|It isn't everyday that any team gets to Kershaw. The Rockies did on Monday.|
Instead, there were positives to be taken away from the game, as well as negatives. However, no one left the park feeling down about the game from Rockies perspective.
September 2nd arrived once again for the Rockies and they are playing baseball that has little impact on the outcome of the season. If a team is bent on winning, third place and fifth place are the same. They both represent a spot on the couch for the postseason.
Unfortunately for Rockies fans, that has become an all too common scenario. When the record suggests that it is time to look to the future, games in September really become very similar to games in March. Instead of focusing on winning, or what the final score of the game was, the focus turns to each individual aspect of the game.
In March, no one cares if the team loses more than they win. It is spring training. It doesn't count. The idea is to look for areas to get better, to work on fundamentals and evaluate. That is the same feeling that Monday's game at Coors Field felt like.
The positives are that the Rockies offense, void of many of the stars, got to Clayton Kershaw. The Dodger lefty is perhaps the best in the game. It would be tough to argue that he isn't in the top three. All season long he has been nearly untouchable. He entered the game with a 1.72 ERA. When that is a pitcher's ERA in September, and he also leads the league in games started, it carries plenty of weight.
The Rockies, however, ignored how good Kershaw has been and lit him up for five runs in five innings. It was the first time all season long that Kershaw had given up that many runs. Consider the fact that entering the game he had given up just 39 earned runs all season long should show just how impressive scoring five on him--Coors Field or not--really is.
The offense was great. There is very little more that could be asked of a team facing one of the best in the game. They did their job.
With the offense in stride, the problem on Monday was one that has been ugly all season. For as good as the first three guys in the rotation are, the back two have been equally unimpressive. Chad Bettis may turn out to be a good pitcher at the big league level, but the jump from Double-A to the big leagues hasn't been friendly to him. His five runs in less than five innings was once again evidence of that. After 105 pitches, he still wasn't out of the 5th inning. That is the sign of a guy afraid to attack the strike zone because he doesn't have confidence that his stuff is good enough to get outs.
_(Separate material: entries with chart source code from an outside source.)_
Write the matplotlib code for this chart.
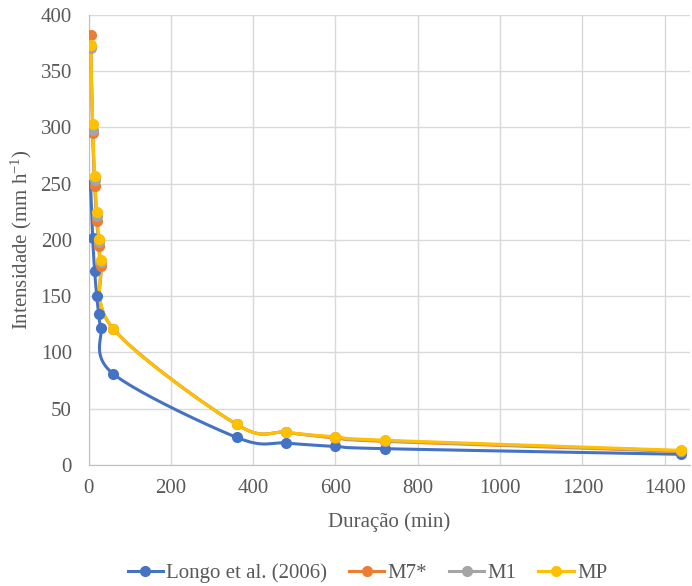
import numpy as np
import matplotlib
matplotlib.use("Agg")
import matplotlib.pyplot as plt

plt.rcParams['font.family'] = ['Liberation Serif', 'DejaVu Serif']
plt.rcParams['mathtext.fontset'] = 'custom'
plt.rcParams['mathtext.rm'] = 'Liberation Serif'
plt.rcParams['mathtext.it'] = 'Liberation Serif:italic'

# durations (min)
duracao = [5, 10, 15, 20, 25, 30, 60, 360, 480, 600, 720, 1440]

# intensities (mm/h)
longo = [249, 202, 172, 150, 134, 122, 81, 24.5, 19.5, 16.5, 14.5, 9.5]
m7 = [382, 295, 248, 217, 195, 177, 121, 36, 29, 24, 21, 12]
m1 = [371, 298, 253, 221, 198, 180, 121, 36, 29, 24.5, 21.5, 12.5]
mp = [373, 303, 257, 225, 201, 182, 121, 36, 29, 25, 22, 13]

series = [
    ("Longo et al. (2006)", longo, "#4472C4"),
    ("M7*", m7, "#ED7D31"),
    ("M1", m1, "#A5A5A5"),
    ("MP", mp, "#FFC000"),
]


def smooth(x, y, n=40):
    # Excel-like smoothed line: cubic Bezier with Catmull-Rom control points
    x = np.asarray(x, float)
    y = np.asarray(y, float)
    px, py = [], []
    for i in range(len(x) - 1):
        i0 = max(i - 1, 0)
        i3 = min(i + 2, len(x) - 1)
        c1x = x[i] + (x[i + 1] - x[i0]) / 6
        c1y = y[i] + (y[i + 1] - y[i0]) / 6
        c2x = x[i + 1] - (x[i3] - x[i]) / 6
        c2y = y[i + 1] - (y[i3] - y[i]) / 6
        t = np.linspace(0, 1, n)
        bx = (1 - t) ** 3 * x[i] + 3 * (1 - t) ** 2 * t * c1x + 3 * (1 - t) * t ** 2 * c2x + t ** 3 * x[i + 1]
        by = (1 - t) ** 3 * y[i] + 3 * (1 - t) ** 2 * t * c1y + 3 * (1 - t) * t ** 2 * c2y + t ** 3 * y[i + 1]
        px.extend(bx)
        py.extend(by)
    return px, py


fig = plt.figure(figsize=(6.92, 5.86), dpi=100)
ax = fig.add_axes([0.1279, 0.2065, 0.8691, 0.768])

for label, vals, color in series:
    sx, sy = smooth(duracao, vals)
    ax.plot(sx, sy, color=color, linewidth=2.2, zorder=3)
    ax.plot(duracao, vals, 'o', color=color, markersize=7, zorder=4)
    ax.plot([], [], '-o', color=color, linewidth=2.2, markersize=7, label=label)

ax.set_xlim(0, 1461)
ax.set_ylim(0, 400)
ax.set_xticks(range(0, 1401, 200))
ax.set_yticks(range(0, 401, 50))
ax.grid(True, color='#D9D9D9', linewidth=1)
ax.set_axisbelow(True)
for s in ['top', 'right']:
    ax.spines[s].set_visible(False)
for s in ['left', 'bottom']:
    ax.spines[s].set_color('#BFBFBF')
ax.tick_params(length=0, labelsize=15, colors='#595959')
ax.tick_params(axis='x', pad=10)
ax.tick_params(axis='y', pad=12)

ax.set_xlabel('Duração (min)', fontsize=15, color='#595959', labelpad=10)
ax.set_ylabel('Intensidade (mm h$^{-1}$)', fontsize=15, color='#595959', labelpad=5)

fig.legend(loc='center', bbox_to_anchor=(0.531, 0.022), ncol=4, frameon=False,
           fontsize=15, labelcolor='#595959', handlelength=1.7, columnspacing=1.05,
           handletextpad=0.15, borderaxespad=0)

fig.savefig('out.png', dpi=100)
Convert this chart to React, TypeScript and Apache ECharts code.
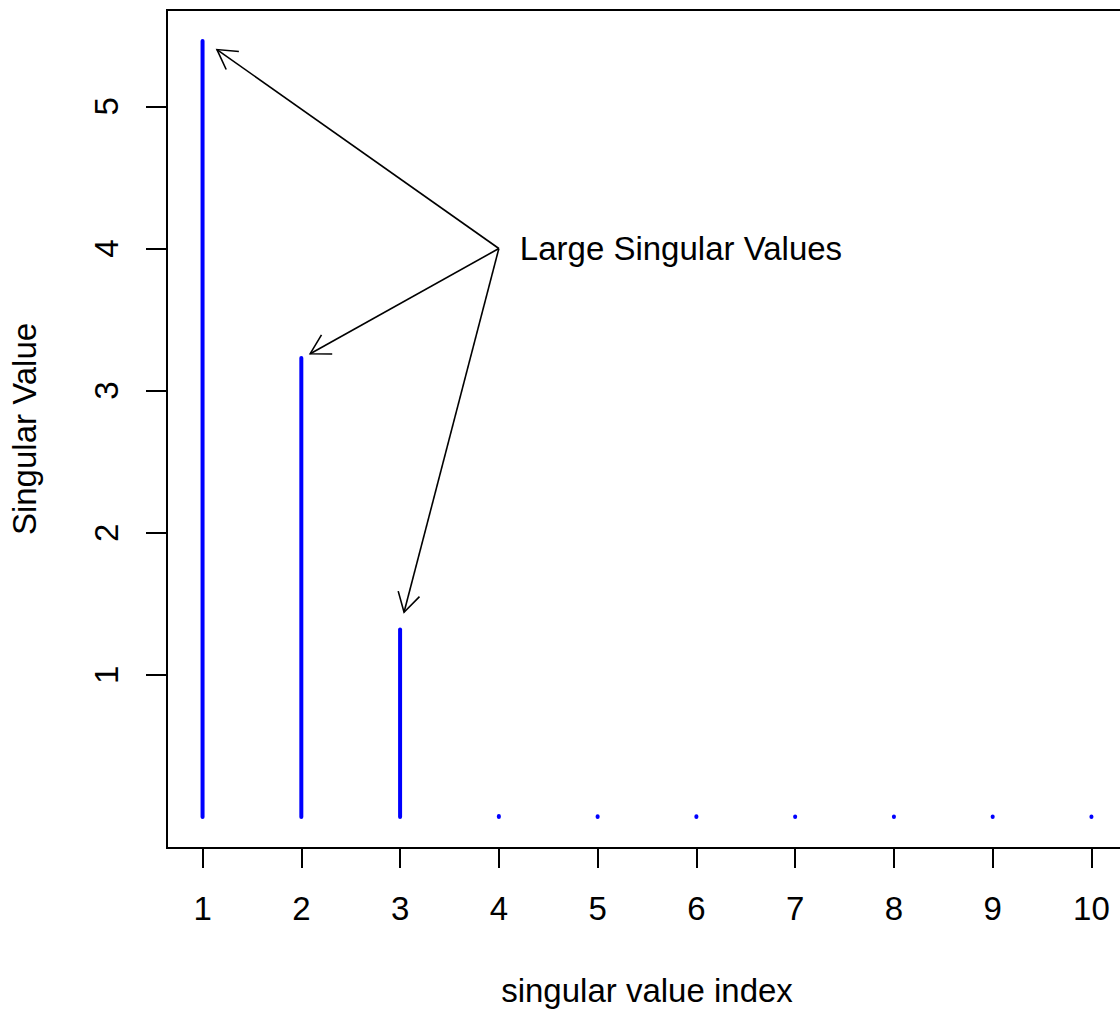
import React, { useEffect, useRef } from "react";
import * as echarts from "echarts";

const indices = [1, 2, 3, 4, 5, 6, 7, 8, 9, 10];
const singularValues = [5.46, 3.23, 1.32, 0.006, 0.005, 0.005, 0.004, 0.004, 0.003, 0.003];
const xTickValues = [1, 2, 3, 4, 5, 6, 7, 8, 9, 10];
const yTickValues = [1, 2, 3, 4, 5];
const arrowFrom = [4, 4];
const arrowTargetX = [1.146, 2.09, 3.04];
const arrowTargetY = [5.4, 3.26, 1.44];
const annotationText = "Large Singular Values";
const xTitle = "singular value index";
const yTitle = "Singular Value";

const FONT = "'Liberation Sans', Arial, Helvetica, sans-serif";
const FS = 33;

export default function App() {
  const ref = useRef<HTMLDivElement>(null);
  useEffect(() => {
    if (!ref.current) return;
    const chart = echarts.init(ref.current, undefined, { renderer: "svg" });
    const xMin = 1 - 0.04 * 9;
    const xMax = 10 + 0.04 * 9;
    const yMaxData = Math.max(...singularValues);
    const yMin = -0.04 * yMaxData;
    const yMax = yMaxData * 1.04;
    const option: any = {
      animation: false,
      backgroundColor: "#ffffff",
      textStyle: { fontFamily: FONT },
      grid: {
        left: 167,
        top: 10,
        width: 960,
        height: 838,
        show: true,
        borderColor: "#000",
        borderWidth: 2,
        backgroundColor: "transparent",
      },
      xAxis: {
        type: "value",
        min: xMin,
        max: xMax,
        splitLine: { show: false },
        axisLine: { show: false, onZero: false },
        axisTick: {
          show: true,
          inside: false,
          length: 20,
          customValues: xTickValues,
          lineStyle: { color: "#000", width: 2 },
        },
        axisLabel: {
          customValues: xTickValues,
          margin: 44,
          fontSize: FS,
          color: "#000",
          fontFamily: FONT,
        },
        name: xTitle,
        nameLocation: "middle",
        nameGap: 126,
        nameTextStyle: { fontSize: FS, color: "#000", fontFamily: FONT },
      },
      yAxis: {
        type: "value",
        min: yMin,
        max: yMax,
        splitLine: { show: false },
        axisLine: { show: false, onZero: false },
        axisTick: {
          show: true,
          inside: false,
          length: 21,
          customValues: yTickValues,
          lineStyle: { color: "#000", width: 2 },
        },
        axisLabel: {
          customValues: yTickValues,
          rotate: 90,
          margin: 44,
          fontSize: FS,
          color: "#000",
          fontFamily: FONT,
        },
        name: yTitle,
        nameLocation: "middle",
        nameGap: 126,
        nameTextStyle: { fontSize: FS, color: "#000", fontFamily: FONT },
      },
      series: [
        {
          type: "custom",
          name: "singular values",
          data: indices.map((x, i) => [x, singularValues[i]]),
          renderItem: (params: any, api: any) => {
            const x = api.value(0);
            const v = api.value(1);
            const a = api.coord([x, 0]);
            const b = api.coord([x, v]);
            return {
              type: "line",
              shape: { x1: a[0], y1: a[1], x2: b[0], y2: b[1] },
              style: { stroke: "#0000ff", lineWidth: 4, lineCap: "round" },
            };
          },
        },
        {
          type: "custom",
          name: "arrows",
          data: arrowTargetX.map((x, i) => [x, arrowTargetY[i]]),
          renderItem: (params: any, api: any) => {
            const p0 = api.coord(arrowFrom);
            const p1 = api.coord([api.value(0), api.value(1)]);
            const ang = Math.atan2(p0[1] - p1[1], p0[0] - p1[0]);
            const L = 22;
            const da = Math.PI / 6;
            const b1 = [p1[0] + L * Math.cos(ang + da), p1[1] + L * Math.sin(ang + da)];
            const b2 = [p1[0] + L * Math.cos(ang - da), p1[1] + L * Math.sin(ang - da)];
            const children: any[] = [
              {
                type: "line",
                shape: { x1: p0[0], y1: p0[1], x2: p1[0], y2: p1[1] },
                style: { stroke: "#000", lineWidth: 1.6 },
              },
              {
                type: "polyline",
                shape: { points: [b1, p1, b2] },
                style: { stroke: "#000", lineWidth: 1.6, fill: "none" },
              },
            ];
            if (params.dataIndex === 0) {
              children.push({
                type: "text",
                style: {
                  x: p0[0] + 21,
                  y: p0[1],
                  text: annotationText,
                  fill: "#000",
                  fontSize: FS,
                  fontFamily: FONT,
                  align: "left",
                  verticalAlign: "middle",
                },
              });
            }
            return { type: "group", children };
          },
        },
      ],
    };
    chart.setOption(option);
    return () => chart.dispose();
  }, []);
  return (
    <div
      ref={ref}
      style={{ position: "fixed", left: 0, top: 0, width: 1135, height: 1012, background: "#fff" }}
    />
  );
}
Kershaw's struggles allowed Bettis to escape without a loss, however, Jeff Manship, the converted starter, came in and allowed the dagger.
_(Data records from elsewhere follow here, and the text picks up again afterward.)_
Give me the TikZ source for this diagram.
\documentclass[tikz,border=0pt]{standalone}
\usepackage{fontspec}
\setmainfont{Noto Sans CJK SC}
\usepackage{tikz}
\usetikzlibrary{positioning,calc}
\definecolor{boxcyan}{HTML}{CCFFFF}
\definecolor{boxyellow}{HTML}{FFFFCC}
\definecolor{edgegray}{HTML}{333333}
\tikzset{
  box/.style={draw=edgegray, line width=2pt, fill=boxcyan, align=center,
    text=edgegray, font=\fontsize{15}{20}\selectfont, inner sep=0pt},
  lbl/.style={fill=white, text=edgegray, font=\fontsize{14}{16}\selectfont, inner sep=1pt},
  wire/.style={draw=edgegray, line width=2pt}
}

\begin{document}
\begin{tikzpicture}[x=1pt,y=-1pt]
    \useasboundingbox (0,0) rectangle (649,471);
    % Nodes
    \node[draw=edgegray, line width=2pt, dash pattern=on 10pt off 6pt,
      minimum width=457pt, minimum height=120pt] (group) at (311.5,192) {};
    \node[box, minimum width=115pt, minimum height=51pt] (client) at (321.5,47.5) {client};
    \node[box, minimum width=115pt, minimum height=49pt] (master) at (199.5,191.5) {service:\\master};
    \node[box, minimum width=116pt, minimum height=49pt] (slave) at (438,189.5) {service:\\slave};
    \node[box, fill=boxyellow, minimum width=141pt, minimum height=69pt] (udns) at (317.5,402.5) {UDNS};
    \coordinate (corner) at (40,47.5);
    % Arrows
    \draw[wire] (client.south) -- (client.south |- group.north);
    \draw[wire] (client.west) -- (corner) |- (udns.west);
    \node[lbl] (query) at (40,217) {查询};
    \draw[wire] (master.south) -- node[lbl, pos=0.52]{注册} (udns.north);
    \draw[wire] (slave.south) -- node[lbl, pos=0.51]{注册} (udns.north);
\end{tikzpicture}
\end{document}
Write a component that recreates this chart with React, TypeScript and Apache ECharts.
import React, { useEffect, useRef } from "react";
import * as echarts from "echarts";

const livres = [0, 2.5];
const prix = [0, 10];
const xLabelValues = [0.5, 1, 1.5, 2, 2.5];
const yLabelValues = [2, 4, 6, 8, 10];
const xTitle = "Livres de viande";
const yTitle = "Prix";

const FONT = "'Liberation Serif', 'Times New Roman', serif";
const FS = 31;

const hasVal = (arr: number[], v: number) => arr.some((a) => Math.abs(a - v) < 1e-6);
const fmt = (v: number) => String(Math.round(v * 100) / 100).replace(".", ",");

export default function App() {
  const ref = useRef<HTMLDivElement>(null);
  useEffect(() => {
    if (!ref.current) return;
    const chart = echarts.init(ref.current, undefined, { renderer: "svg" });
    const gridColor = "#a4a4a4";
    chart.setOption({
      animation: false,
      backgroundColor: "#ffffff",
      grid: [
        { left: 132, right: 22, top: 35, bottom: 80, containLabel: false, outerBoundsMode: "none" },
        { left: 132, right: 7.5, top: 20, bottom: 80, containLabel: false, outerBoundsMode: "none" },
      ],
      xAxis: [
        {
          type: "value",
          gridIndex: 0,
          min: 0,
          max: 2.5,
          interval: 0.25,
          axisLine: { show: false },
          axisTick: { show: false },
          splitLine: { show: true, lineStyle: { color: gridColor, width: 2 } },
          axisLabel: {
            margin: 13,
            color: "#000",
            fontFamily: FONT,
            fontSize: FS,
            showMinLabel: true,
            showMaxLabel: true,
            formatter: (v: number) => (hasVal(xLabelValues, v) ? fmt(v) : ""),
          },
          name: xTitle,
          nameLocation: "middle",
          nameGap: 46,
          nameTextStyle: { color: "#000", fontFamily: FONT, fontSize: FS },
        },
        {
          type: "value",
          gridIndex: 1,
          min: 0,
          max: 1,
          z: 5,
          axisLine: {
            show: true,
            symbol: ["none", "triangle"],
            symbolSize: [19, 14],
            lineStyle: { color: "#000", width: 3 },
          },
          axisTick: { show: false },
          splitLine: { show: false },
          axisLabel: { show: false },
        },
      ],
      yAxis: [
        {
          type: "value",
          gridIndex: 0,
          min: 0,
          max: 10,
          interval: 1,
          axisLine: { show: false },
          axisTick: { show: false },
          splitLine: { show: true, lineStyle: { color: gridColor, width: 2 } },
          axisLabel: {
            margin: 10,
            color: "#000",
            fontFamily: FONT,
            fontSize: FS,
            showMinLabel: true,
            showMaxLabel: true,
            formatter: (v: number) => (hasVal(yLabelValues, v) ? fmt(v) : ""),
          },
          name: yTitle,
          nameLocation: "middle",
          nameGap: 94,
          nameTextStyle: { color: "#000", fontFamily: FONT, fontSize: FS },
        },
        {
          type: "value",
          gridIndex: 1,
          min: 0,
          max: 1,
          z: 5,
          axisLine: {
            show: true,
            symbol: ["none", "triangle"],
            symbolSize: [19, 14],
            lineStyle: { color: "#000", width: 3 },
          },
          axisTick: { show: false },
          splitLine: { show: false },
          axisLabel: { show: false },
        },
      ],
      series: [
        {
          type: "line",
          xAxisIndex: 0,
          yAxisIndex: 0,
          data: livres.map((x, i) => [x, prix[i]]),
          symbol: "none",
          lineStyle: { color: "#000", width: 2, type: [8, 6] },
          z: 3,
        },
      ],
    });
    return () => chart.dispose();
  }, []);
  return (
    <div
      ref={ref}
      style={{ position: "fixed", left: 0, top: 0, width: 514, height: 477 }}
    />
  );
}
Manship underscores the next aspect that should be evaluated. This Rockies pitching staff has two guys on it who should be nowhere near a Major League mound. Jeff Francis, for as much as he did for the Rockies in their 2007 playoff run, has no business pitching in the big leagues. He isn't effective, he doesn't get outs, and the idea that he will be better as a reliever is blind hope. Manship is the other example. The idea that a big league team would ask him to get important outs isn't fair to him. He was called up to make a spot start, but got fortunate enough to collect a big league check for close to a month.
The fact that those two guys, coupled with Bettis, who was called up early due to lack of depth, shows the glaring factor in the situation. The Rockies have no other options in their minor league system. That points to deep issues that should have Rockies fans concerned.
The Rockies couldn't get the job done on Monday, but they were able to evaluate a few areas. One of those areas has shown itself to be the overriding factor in just how bad this team is in need of change. If a team that claims to build from within, when they have no one on the cusp of the big leagues, and no one who gets the job done when they are called up, it screams for change.
For Rockies fans, that change shouldn't be expected any time soon.